I used a self forged Ti boat (that I had previously used for Pt fusion) , 500 mg blacks + 2g NaOH to get a good mix. Heated from bottom with MAP torch on very low with orange heat on bottom. As the melt proceeded, I would get orange mini fireballs in the melt and orange flames at edge of Ti boat. Then OOPS, the Ti boat melted hole in bottom. I was able to retrieve almost all of the melt. Added HCl to cover boat immersed in the beaker. Got the boat cleaned, pulled it then added H2O2 and got it hot for about an hour. Vac filtered and solution is yellow/reddish brown, depending on the lighting: more reddish from bottom against incandescent light. I'm boiling it down to remove the H2O2 then go for NH4Cl and see what I get. Best guess Pd/Rh? That's what the XRF says is predominant in the starting material, some Pt and negligible Ir (error). Whaddaya think? I have probably 150g of these blacks that are highly reflective white metal under scope light.


----------



## Yggdrasil (Nov 4, 2021)

NanoCat said:


> I used a self forged Ti boat (that I had previously used for Pt fusion) , 500 mg blacks + 2g NaOH to get a good mix. Heated from bottom with MAP torch on very low with orange heat on bottom. As the melt proceeded, I would get orange mini fireballs in the melt and orange flames at edge of Ti boat. Then OOPS, the Ti boat melted hole in bottom. I was able to retrieve almost all of the melt. Added HCl to cover boat immersed in the beaker. Got the boat cleaned, pulled it then added H2O2 and got it hot for about an hour. Vac filtered and solution is yellow/reddish brown, depending on the lighting: more reddish from bottom against incandescent light. I'm boiling it down to remove the H2O2 then go for NH4Cl and see what I get. Best guess Pd/Rh? That's what the XRF says is predominant in the starting material, some Pt and negligible Ir (error). Whaddaya think? I have probably 150g of these blacks that are highly reflective white metal under scope light.


??????
Very confusing story.
What did you start with from where?
0.5 grams (500mg) of black and so on.
If it is sponge, dissolve in HCl and peroxide. Then drop again.
It is not enough to separate in decent amounts I think.


----------



## NanoCat (Nov 5, 2021)

the Blacks won't go into solution with HCl and KClO3, and HCl/H2O2 doesn't put a dent in it either. that why the attempted fusion to Chloride solution


----------



## Yggdrasil (Nov 5, 2021)

NanoCat said:


> the Blacks won't go into solution with HCl and KClO3, and HCl/H2O2 doesn't put a dent in it either. that why the attempted fusion to Chloride solution


You still has not answered the questions.
Where did it come from?
How was it treated?

The whole story

During the melt in the Ti boat it probably fused with Ti as well.

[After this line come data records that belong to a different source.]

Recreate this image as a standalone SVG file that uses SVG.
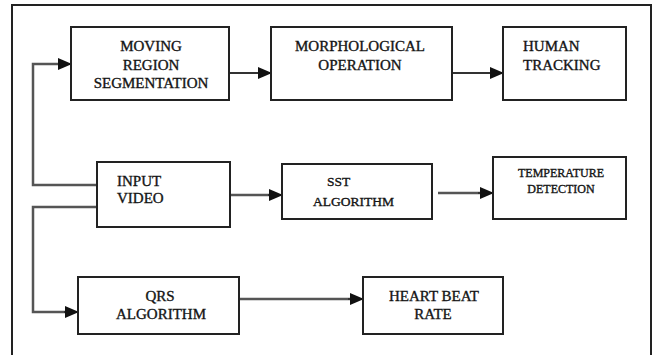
<svg xmlns="http://www.w3.org/2000/svg" width="654" height="355" viewBox="0 0 654 355">
<defs>
<marker id="ah" markerWidth="14" markerHeight="14" refX="13" refY="7" orient="auto" markerUnits="userSpaceOnUse">
<path d="M0,1 L14,7 L0,13 Z" fill="#111"/>
</marker>
<style>
.box{fill:#fff;stroke:#222;stroke-width:2}
.t{font-family:"Liberation Serif","Times New Roman",serif;font-size:15px;fill:#141414;stroke:#141414;stroke-width:0.35}
.c{text-anchor:middle}
.s{font-size:13.5px}
.xs{font-size:12px}
.ln{fill:none;stroke:#333;stroke-width:2}
.lg{fill:none;stroke:#555;stroke-width:2.5}
</style>
</defs>
<rect width="654" height="355" fill="#fff"/>
<rect x="12" y="5" width="639" height="360" fill="none" stroke="#222" stroke-width="2"/>
<g id="connectors">
<path class="lg" d="M97,185 H33 V64 H58"/>
<path class="ln" d="M58,64 H71" marker-end="url(#ah)"/>
<path class="lg" d="M97,207 H33 V312 H65"/>
<path class="ln" d="M64,312 H78" marker-end="url(#ah)"/>
<path class="ln" d="M229,73 H271" marker-end="url(#ah)"/>
<path class="ln" d="M452,73 H503" marker-end="url(#ah)"/>
<path class="lg" d="M230,195 H270"/>
<path class="ln" d="M268,195 H282" marker-end="url(#ah)"/>
<path class="lg" d="M438,193 H480"/>
<path class="ln" d="M478,193 H493" marker-end="url(#ah)"/>
<path class="lg" d="M239,299 H350"/>
<path class="ln" d="M348,299 H363" marker-end="url(#ah)"/>
</g>
<g id="moving">
<rect class="box" x="71" y="27" width="158" height="73"/>
<text class="t c" x="151" y="51">MOVING</text>
<text class="t c" x="151" y="70">REGION</text>
<text class="t c" x="151" y="88">SEGMENTATION</text>
</g>
<g id="morph">
<rect class="box" x="271" y="27" width="181" height="73"/>
<text class="t c" x="360" y="51">MORPHOLOGICAL</text>
<text class="t c" x="360" y="70">OPERATION</text>
</g>
<g id="human">
<rect class="box" x="503" y="27" width="123" height="73"/>
<text class="t" x="523" y="51">HUMAN</text>
<text class="t" x="523" y="70">TRACKING</text>
</g>
<g id="input">
<rect class="box" x="97" y="162" width="133" height="65"/>
<text class="t" x="117" y="186">INPUT</text>
<text class="t" x="117" y="203">VIDEO</text>
</g>
<g id="sst">
<rect class="box" x="282" y="164" width="150" height="55"/>
<text class="t s" x="327" y="186">SST</text>
<text class="t s" x="313" y="206">ALGORITHM</text>
</g>
<g id="temp">
<rect class="box" x="493" y="157" width="133" height="62"/>
<text class="t xs c" x="561" y="177">TEMPERATURE</text>
<text class="t xs c" x="561" y="193">DETECTION</text>
</g>
<g id="qrs">
<rect class="box" x="78" y="277" width="161" height="57"/>
<text class="t c" x="160" y="301">QRS</text>
<text class="t c" x="161" y="319">ALGORITHM</text>
</g>
<g id="heart">
<rect class="box" x="363" y="277" width="140" height="57"/>
<text class="t c" x="434" y="301">HEART  BEAT</text>
<text class="t c" x="433" y="319">RATE</text>
</g>
</svg>
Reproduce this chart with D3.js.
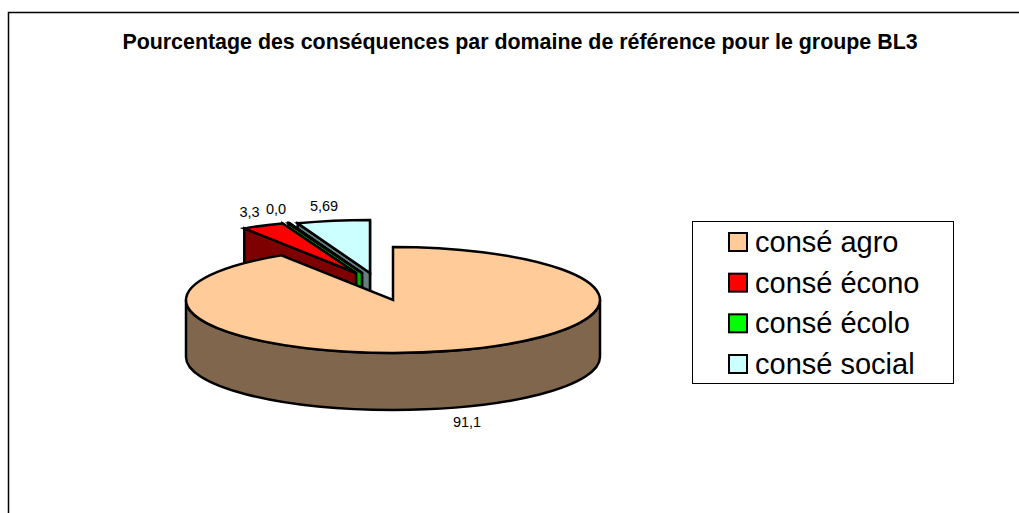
<!DOCTYPE html>
<html>
<head>
<meta charset="utf-8">
<script src="https://cdnjs.cloudflare.com/ajax/libs/d3/7.8.5/d3.min.js"></script>
<style>
  html, body { margin: 0; padding: 0; background: #fff; }
  svg { display: block; }
  text { font-family: "Liberation Sans", Arial, sans-serif; fill: #000; }
</style>
</head>
<body>
<svg id="chart" width="1019" height="513"></svg>
<script>
const titleText = "Pourcentage des conséquences par domaine de référence pour le groupe BL3";
const categories = ["consé agro", "consé écono", "consé écolo", "consé social"];
const values = [91.1, 3.3, 0.1, 5.69];
const valueLabels = ["91,1", "3,3", "0,0", "5,69"];
const topColors = ["#ffcc99", "#ff0000", "#00ff00", "#ccffff"];
const sideColors = ["#7f664c", "#7f0000", "#00b000", "#667f7f"];

// layout of the tilted pie
const cx = 393, cy = 300, rx = 207, ry = 53, depth = 57;
// how far each slice is pulled out of the pie, in pixels
const shiftX = [0, -37, -31, -23];
const shiftY = [0, -27, -27, -27];
const labelPos = [[467, 427], [249.5, 217], [276, 214], [324, 211]];

const svg = d3.select("#chart");

// frame, only left and top are inside the picture
svg.append("path")
  .attr("d", "M8.5,513V12.5H1019")
  .attr("fill", "none")
  .attr("stroke", "#000")
  .attr("stroke-width", 1.5);

svg.append("text")
  .attr("x", 520)
  .attr("y", 49)
  .attr("text-anchor", "middle")
  .attr("font-weight", "bold")
  .attr("font-size", 21.4)
  .text(titleText);

const pie = d3.pie().sort(null).value(d => d);
const arcs = pie(values).map((a, i) => ({
  i: i,
  a0: a.startAngle,
  a1: a.endAngle,
  cx: cx + shiftX[i],
  cy: cy + shiftY[i]
}));

function pt(s, a, dy = 0) {
  return [s.cx + rx * Math.sin(a), s.cy - ry * Math.cos(a) + dy];
}

// top of a slice
function topPath(s) {
  const p0 = pt(s, s.a0), p1 = pt(s, s.a1);
  const large = s.a1 - s.a0 > Math.PI ? 1 : 0;
  return `M${s.cx},${s.cy}L${p0}A${rx},${ry} 0 ${large} 1 ${p1}Z`;
}

// side wall along the rim of a slice, only the part facing the viewer
function rimPath(s, from, to) {
  const p0 = pt(s, from), p1 = pt(s, to);
  const q0 = pt(s, from, depth), q1 = pt(s, to, depth);
  const large = to - from > Math.PI ? 1 : 0;
  return `M${p0}A${rx},${ry} 0 ${large} 1 ${p1}L${q1}A${rx},${ry} 0 ${large} 0 ${q0}Z`;
}

// side wall of a radial edge
function edgePath(s, a) {
  const p = pt(s, a), q = pt(s, a, depth);
  return `M${s.cx},${s.cy}L${p}L${q}L${s.cx},${s.cy + depth}Z`;
}

const g = svg.append("g")
  .attr("stroke", "#000")
  .attr("stroke-width", 2.5)
  .attr("stroke-linejoin", "miter");

// back slices first, the big one comes last and hides their feet
[arcs[3], arcs[2], arcs[1]].forEach(s => {
  g.append("path").attr("d", edgePath(s, s.a1)).attr("fill", sideColors[s.i]);
  g.append("path").attr("d", edgePath(s, s.a0)).attr("fill", sideColors[s.i]);
  g.append("path").attr("d", topPath(s)).attr("fill", topColors[s.i]);
});

const big = arcs[0];
g.append("path").attr("d", rimPath(big, Math.PI / 2, 3 * Math.PI / 2)).attr("fill", sideColors[0]);
g.append("path").attr("d", topPath(big)).attr("fill", topColors[0]);

// value labels
svg.selectAll("text.val")
  .data(valueLabels)
  .join("text")
  .attr("class", "val")
  .attr("x", (d, i) => labelPos[i][0])
  .attr("y", (d, i) => labelPos[i][1])
  .attr("text-anchor", "middle")
  .attr("font-size", 14.5)
  .text(d => d);

// legend
svg.append("rect")
  .attr("x", 692.5).attr("y", 221.5)
  .attr("width", 261).attr("height", 162)
  .attr("fill", "#fff").attr("stroke", "#000");

const legendY = d3.scalePoint().domain(categories).range([242, 364]);
const legend = svg.selectAll("g.leg")
  .data(categories)
  .join("g")
  .attr("class", "leg")
  .attr("transform", d => `translate(0,${legendY(d)})`);

legend.append("rect")
  .attr("x", 729).attr("y", -9)
  .attr("width", 18).attr("height", 18)
  .attr("fill", (d, i) => topColors[i])
  .attr("stroke", "#000").attr("stroke-width", 2);

legend.append("text")
  .attr("x", 755).attr("y", 10)
  .attr("font-size", 29)
  .text(d => d);
</script>
</body>
</html>
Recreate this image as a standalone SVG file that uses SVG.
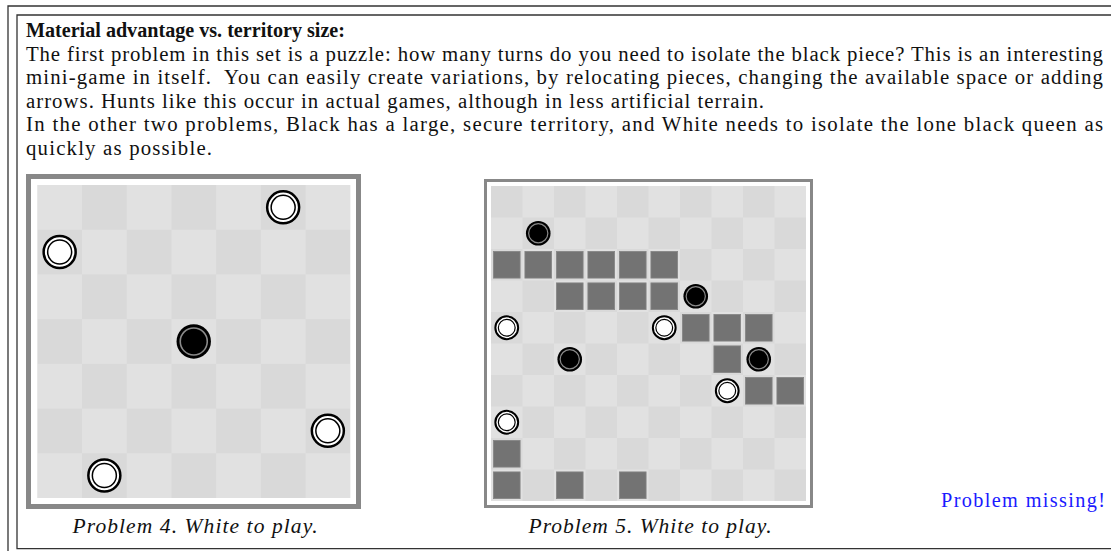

You could try Sodium peroxide or oxone, but I have no idea if it will work with your mix.


----------



## upcyclist (Nov 5, 2021)

Deane said:


> I thought I knew all the terms in chemistry but several people here use "cementation". What is that? Same as precipitation?





FrugalRefiner said:


> See When In Doubt, Cement It Out.



Deane--it's more of a refiner's term than a chemist's. As Dave explains in the linked article, it's the precipitant from a replacement reaction. 

I'm not enough of a chemist to know if the term "sponge" is in the same boat or not.


----------



## FrugalRefiner (Nov 5, 2021)

If you run into other terms you don't recognize, take a look in A Glossary of Common Terms.

Dave


----------



## NanoCat (Nov 5, 2021)

Yggdrasil said:


> You still has not answered the questions.
> Where did it come from?
> How was it treated?
> 
> ...


it is from a mining concentrate. I'm just trying to get the handle on what it is. I need a good XRF on it. I tried it out as a catalyst today in an organic dehydrogenation and it works perfect. So PGM canttellyarite. But can't find that on the periodic table Group 8.
And looking for someone to take it to a refiner.


----------



## Yggdrasil (Nov 5, 2021)

What kind of mining?
Where and so on?

"canttellyarite" You are kidding...
Right???
Read that out loud.


----------



## NanoCat (Nov 6, 2021)

Anyone have a reliable XRF with standards? BTW, I did use the product in an organic dehydrogenation yesterday and it works as any good PGM should. I'm still thinking mostly Pd.


----------